From this beginning, Malabar’s primary business became aircraft jacks, including axle jacks for changing aircraft wheels and tires and tripod jacks for in-hangar service. During World War II, it became apparent that a larger facility was required to meet production requirements, so the company relocated just a few miles south in the Los Angeles area to what is now Huntington Park.
In 1945, the company was acquired by Menasco Manufacturing Company and relocated to Burbank. After 1945, military business had become virtually non-existent, so sales efforts were redirected to domestic and international airlines and airframe manufacturers.
In 1950, the business was sold to the Osborne Machinery Company and was relocated once again to San Leandro in northern California near the Oakland Airport. In the summer of 1951, Roy Hodges, a young college student at his summer job as an aircraft mechanic’s helper at California Eastern Airways, often heard from his boss: “Hey Roy, go get the Malabar so we can change this tire!”
In 1968, Osborne passed away, and E. D. “Gene” Sweetland acquired the company in 1969. The name was then changed to Malabar Hydraulics.
The first order of business under the new ownership was to design and build jacks for the new Boeing 747. Business grew very rapidly after 1971, enhancing the company’s reputation for quality and service. In 1977, the company had outgrown its facility in San Leandro, so in 1978 a new facility was built in Simi Valley, California.
Sweetland changed the name of the company again to today’s Malabar International. The word “international” was used to reflect both the fact that approximately half of the annual sales were outside the United States and that Malabar’s line of aircraft ground support equipment was no longer limited to hydraulics. The company’s wheel and brake equipment, nitrogen service carts, and recovery jacks do not have hydraulic components.
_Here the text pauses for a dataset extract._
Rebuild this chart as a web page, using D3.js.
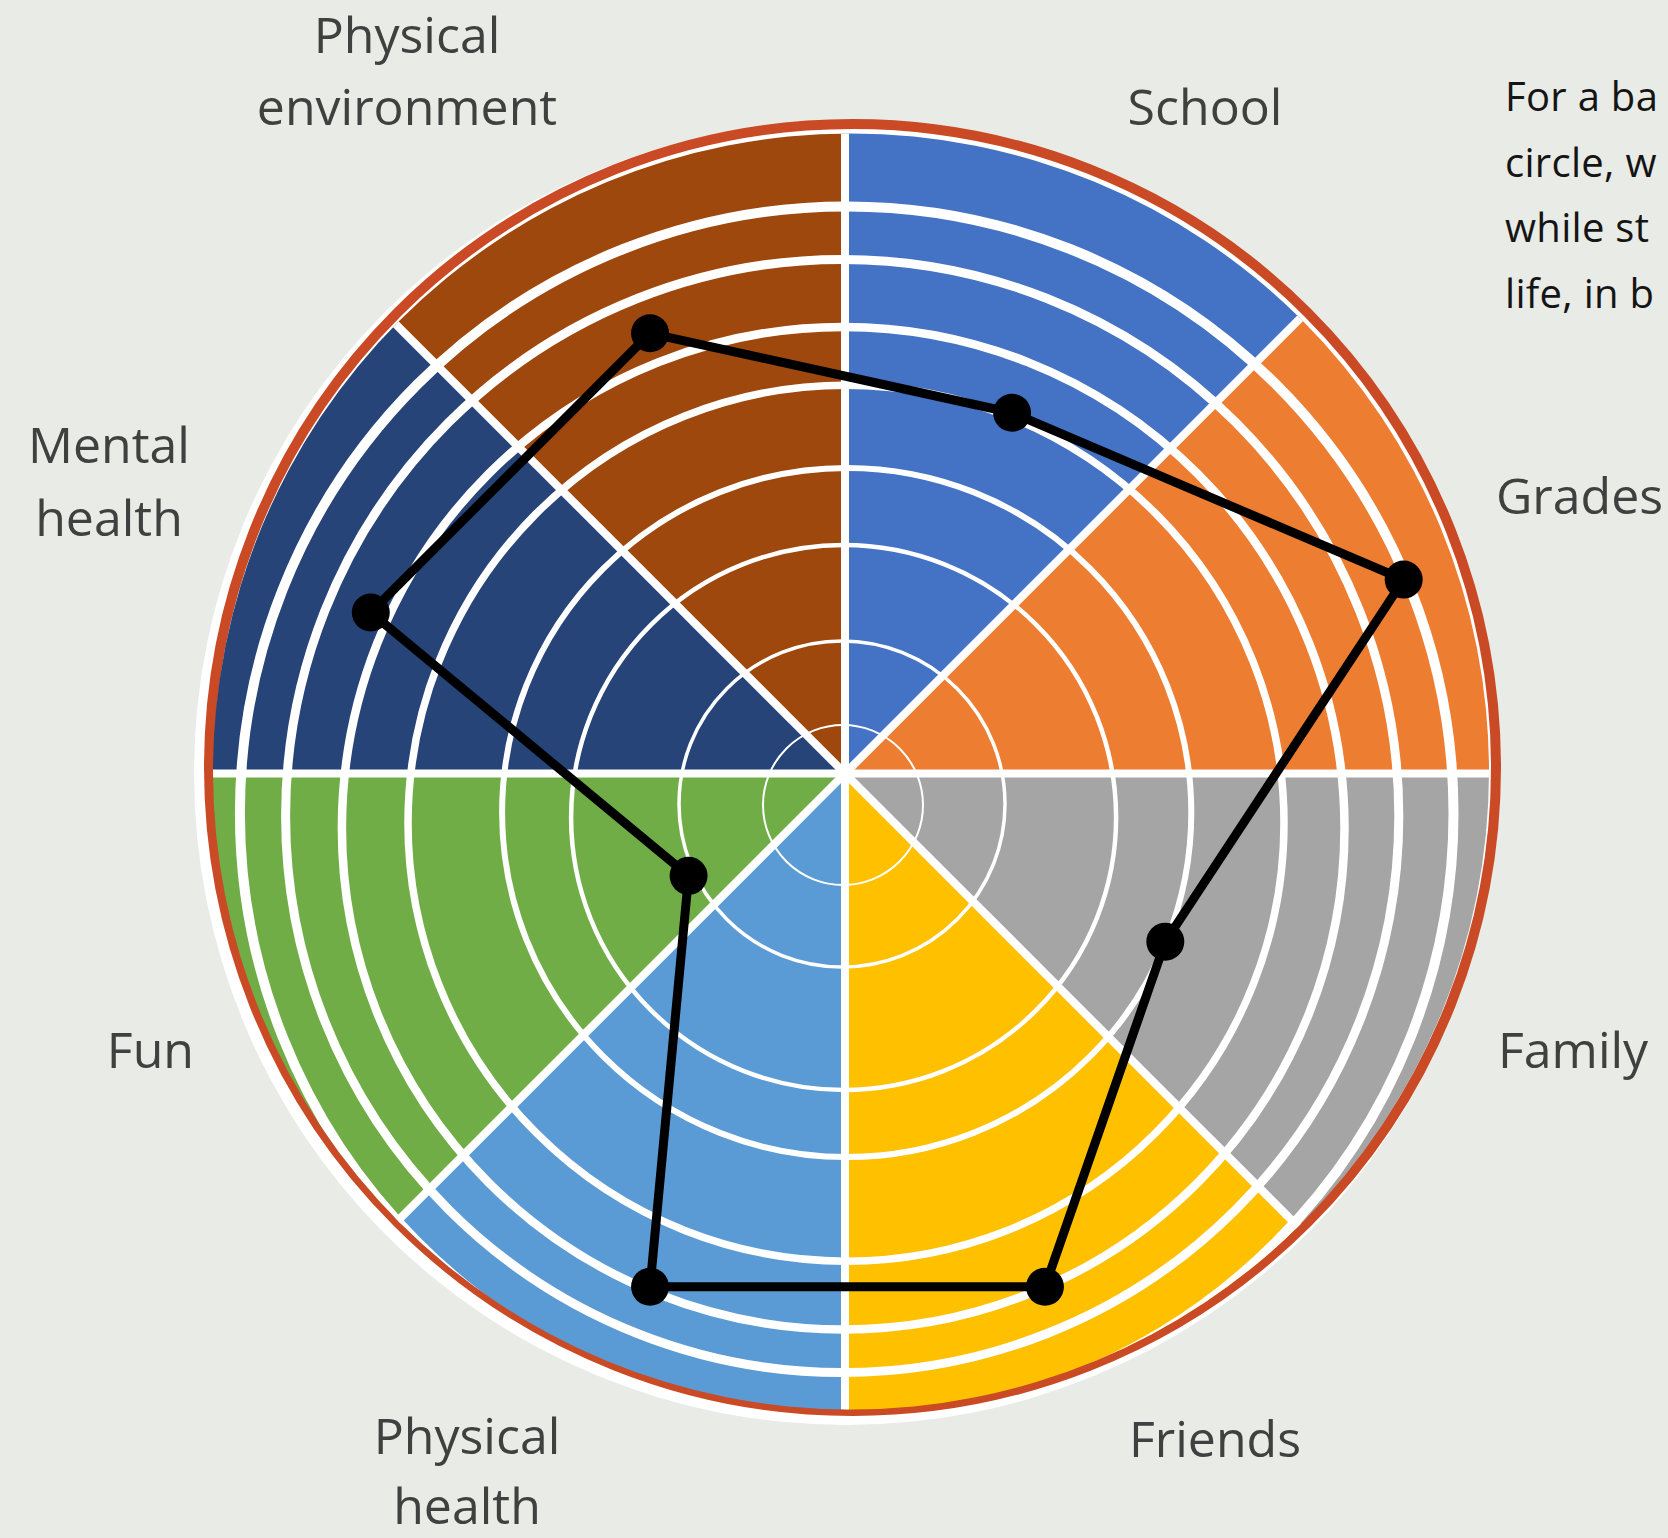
<!DOCTYPE html>
<html><head><meta charset="utf-8">
<script src="https://cdn.jsdelivr.net/npm/d3@7"></script>
<style>html,body{margin:0;padding:0;background:#E9EBE6;overflow:hidden}</style>
</head><body>
<svg id="chart" width="1668" height="1538"></svg>
<script>
// ---------- data ----------
const categories = ["School","Grades","Family","Friends","Physical health","Fun","Mental health","Physical environment"];
const scores = [5, 7, 4, 6, 6, 2, 6, 6];
const scaleMax = 7;
const sectorColors = ["#4472C4","#ED7D31","#A5A5A5","#FFC000","#5B9BD5","#70AD47","#264478","#9E480E"];
const labelLines = [["School"],["Grades"],["Family"],["Friends"],["Physical","health"],["Fun"],["Mental","health"],["Physical","environment"]];
const noteLines = ["For a ba","circle, w","while st","life, in b"];

// ---------- layout ----------
const W = 1668, H = 1538;
const wheel = {cx: 845, cy: 773.5, outer: 720, sepW: 8};
const clipDisk = {cx: 851, cy: 771.5, r: 638};
const backDisk = {cx: 846, cy: 773, r: 652};
const rim = {cx: 852.5, cy: 767.5, r: 643.5, w: 10, color: "#C94A24"};
const radar = {cx: 847.5, cy: 810, rMax: 602, lineW: 9, dotR: 19};
const ringLayout = [
  {cx: 843,   cy: 805,   r: 80,    w: 2},
  {cx: 842,   cy: 804,   r: 163,   w: 3.5},
  {cx: 843.6, cy: 817.5, r: 272.5, w: 4.5},
  {cx: 846.7, cy: 812.5, r: 344.6, w: 6},
  {cx: 846,   cy: 823.2, r: 438,   w: 7.5},
  {cx: 843.2, cy: 828.2, r: 501.3, w: 8.5},
  {cx: 842.2, cy: 816,   r: 556.6, w: 9},
  {cx: 846.7, cy: 813.2, r: 606.8, w: 10}
];
const labelLayout = [
  {x: 1205, y: 125,  anchor: "middle", lh: 72.5},
  {x: 1496, y: 514,  anchor: "start",  lh: 72.5},
  {x: 1498, y: 1068, anchor: "start",  lh: 72.5},
  {x: 1215, y: 1457, anchor: "middle", lh: 72.5},
  {x: 467,  y: 1454, anchor: "middle", lh: 70},
  {x: 194,  y: 1068, anchor: "end",    lh: 72.5},
  {x: 109,  y: 463,  anchor: "middle", lh: 73},
  {x: 407,  y: 53,   anchor: "middle", lh: 72}
];
const note = {x: 1505, y: 111, lineH: 65.7};

// ---------- drawing ----------
const svg = d3.select("#chart");
svg.append("rect").attr("width", W).attr("height", H).attr("fill", "#E9EBE6");

const defs = svg.append("defs");
defs.append("clipPath").attr("id", "wheelClip")
  .append("circle").attr("cx", clipDisk.cx).attr("cy", clipDisk.cy).attr("r", clipDisk.r);

// white backing disk and rim
svg.append("circle").attr("cx", backDisk.cx).attr("cy", backDisk.cy).attr("r", backDisk.r).attr("fill", "#fff");
svg.append("circle").attr("cx", rim.cx).attr("cy", rim.cy).attr("r", rim.r)
  .attr("fill", "none").attr("stroke", rim.color).attr("stroke-width", rim.w);

const g = svg.append("g").attr("clip-path", "url(#wheelClip)");

// sectors
const pie = d3.pie().value(1).sort(null);
const arc = d3.arc().innerRadius(0).outerRadius(wheel.outer);
g.append("g").attr("transform", `translate(${wheel.cx},${wheel.cy})`)
  .selectAll("path").data(pie(categories)).join("path")
  .attr("d", arc).attr("fill", (d, i) => sectorColors[i]);

// white rings
g.append("g").selectAll("circle").data(ringLayout).join("circle")
  .attr("cx", d => d.cx).attr("cy", d => d.cy).attr("r", d => d.r)
  .attr("fill", "none").attr("stroke", "#fff").attr("stroke-width", d => d.w);

// white separators between sectors
const angleStep = 2 * Math.PI / categories.length;
const sepAngles = d3.range(categories.length).map(i => i * angleStep);
g.append("g").attr("transform", `translate(${wheel.cx},${wheel.cy})`)
  .selectAll("line").data(sepAngles).join("line")
  .attr("x1", 0).attr("y1", 0)
  .attr("x2", a => wheel.outer * Math.sin(a))
  .attr("y2", a => -wheel.outer * Math.cos(a))
  .attr("stroke", "#fff").attr("stroke-width", wheel.sepW);

// radar line + markers
const rScale = d3.scaleLinear().domain([0, scaleMax]).range([0, radar.rMax]);
const angleOf = i => (i + 0.5) * angleStep;
const rg = svg.append("g").attr("transform", `translate(${radar.cx},${radar.cy})`);
const radial = d3.lineRadial().angle((d, i) => angleOf(i)).radius(d => rScale(d)).curve(d3.curveLinearClosed);
rg.append("path").attr("d", radial(scores))
  .attr("fill", "none").attr("stroke", "#000").attr("stroke-width", radar.lineW).attr("stroke-linejoin", "round");
rg.selectAll("circle").data(scores).join("circle")
  .attr("cx", (d, i) => rScale(d) * Math.sin(angleOf(i)))
  .attr("cy", (d, i) => -rScale(d) * Math.cos(angleOf(i)))
  .attr("r", radar.dotR).attr("fill", "#000");

// category labels
const lg = svg.append("g").attr("font-family", "'Open Sans','Noto Sans',sans-serif")
  .attr("font-size", 50).attr("fill", "#404040");
labelLines.forEach((lines, i) => {
  const L = labelLayout[i];
  const t = lg.append("text").attr("text-anchor", L.anchor);
  lines.forEach((s, j) => {
    t.append("tspan").attr("x", L.x).attr("y", L.y + j * L.lh).text(s);
  });
});

// side note
const ng = svg.append("g").attr("font-family", "'Open Sans','Lato',sans-serif")
  .attr("font-size", 40).attr("font-weight", 400).attr("letter-spacing", 0.3).attr("fill", "#151515");
noteLines.forEach((s, i) => {
  ng.append("text").attr("x", note.x).attr("y", note.y + i * note.lineH).text(s);
});
</script>
</body></html>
Today, Malabar International sells product in over 60 countries around the world and our product line has expanded to include B787 and A350 jacks and service carts, hundreds of different types of fluid dispensers, test stands, weigh equipment, strut service equipment and a new line of jacks exclusively built for business jets.
The company logo has undergone many changes since 1935, but one word has consistently grown in recognition worldwide for quality and reliability in the ground support equipment industry: “Malabar.”